Cue the violin strings: as a boy, Johnnie used to pump petrol for no pay, weekends included, at his “father’s” (sic: I’d bet there was a family trust involved) Dulwich Hill servo in Sydney’s inner west*. As a photo, presumably from the time of Howard’s boyhood, makes clear, the bowsers for this servo were right on the kerb, meaning that cars filling up with petrol would necessarily do so from the taxpayer-funded public road. Now, I accept that such an arrangement was probably common at the time (you still see it in remote country towns), but by modern standards, the Howard family business was a variant on those pesky intersection windscreen-washers. Admirable entrepreneurialism, yes – BUT GET THE FUCK OFF THE ROAD, AND BUY/RENT YOUR OWN LAND IF YOU’RE RUNNING A BUSINESS, NOT A SCAM.

Fact three: John Howard’s reflex pro-Americanism (and pro-cartelism) was embedded early, but remained long-dormant (mostly)
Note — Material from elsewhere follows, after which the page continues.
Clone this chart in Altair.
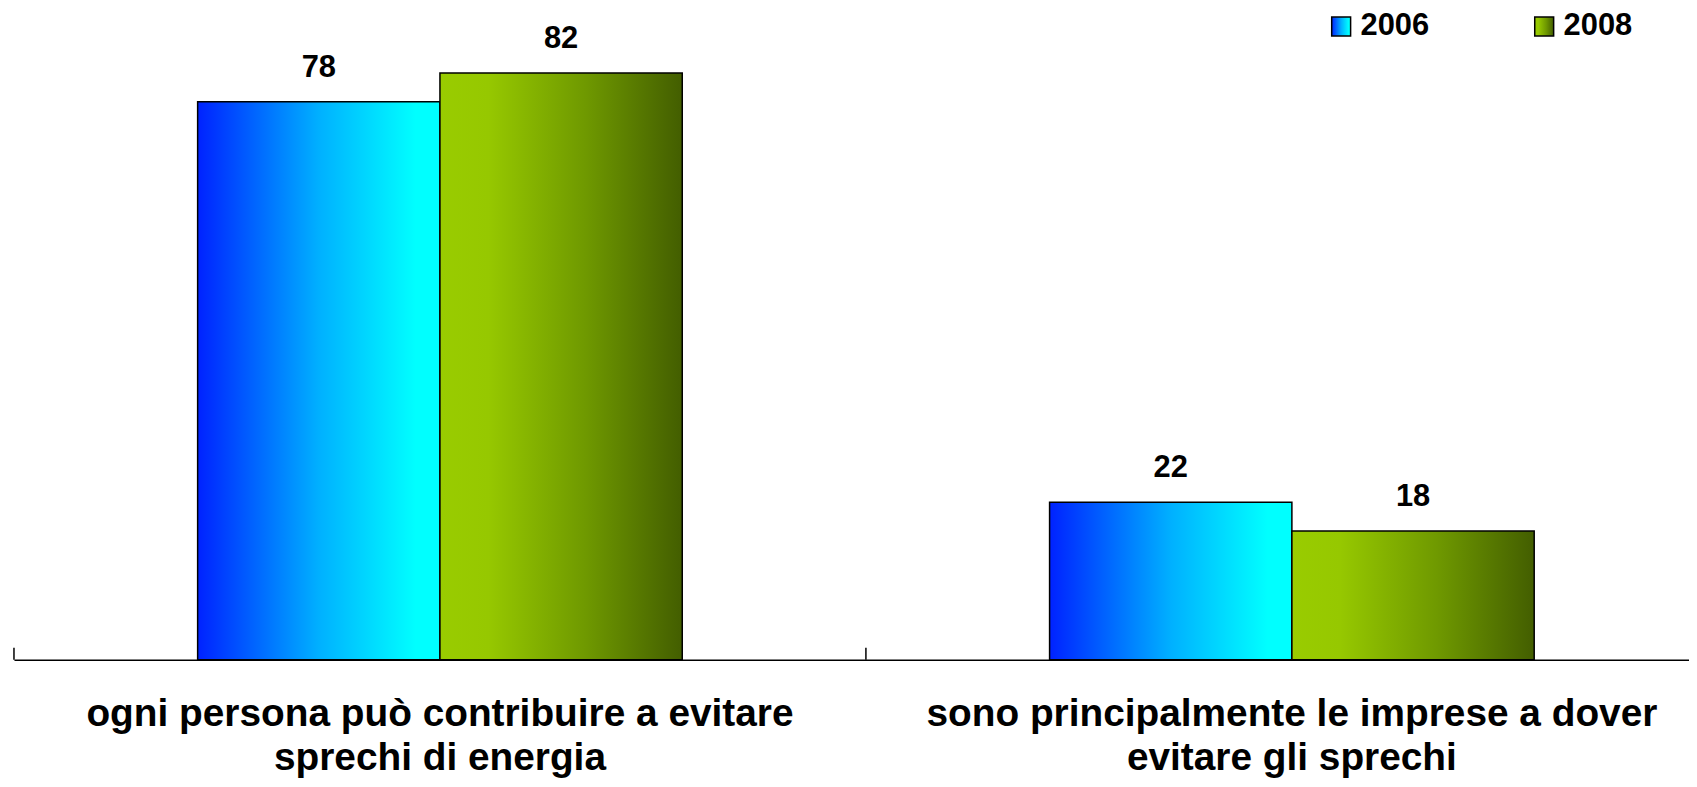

Australia’s petrol industry since at least WWII has been a notorious dual hotbed of multinationals and oligarchy. Accordingly, the Howard family’s servo was inevitably aligned with a multinational oil company: the USA’s Mobil, as it happens (same photo, above). As a boy, Johnnie presumably saw Mobil as a generous, paternalistic sort of company – an uber-Dad. His choppy legal career, above, confirms that even well into adulthood, John Howard had something of an authority-void in his life, when without a Big-as-Texas protector of/over him. Fortuitously for the psychic well-being and stamina of the much older Howard-as-PM, 2000’s election of Dubya brought his boyhood comfort feeling of Being Protected full-circle, and home.

* Brad Norington, “My path from bowser boy to IR reform” Australian 25 February 2006 (no URL)

Ah - so is this the connection to Bush - the love of oil and money??? oh.. and of course the easy to forget far right evangelical authoritorian tendencies???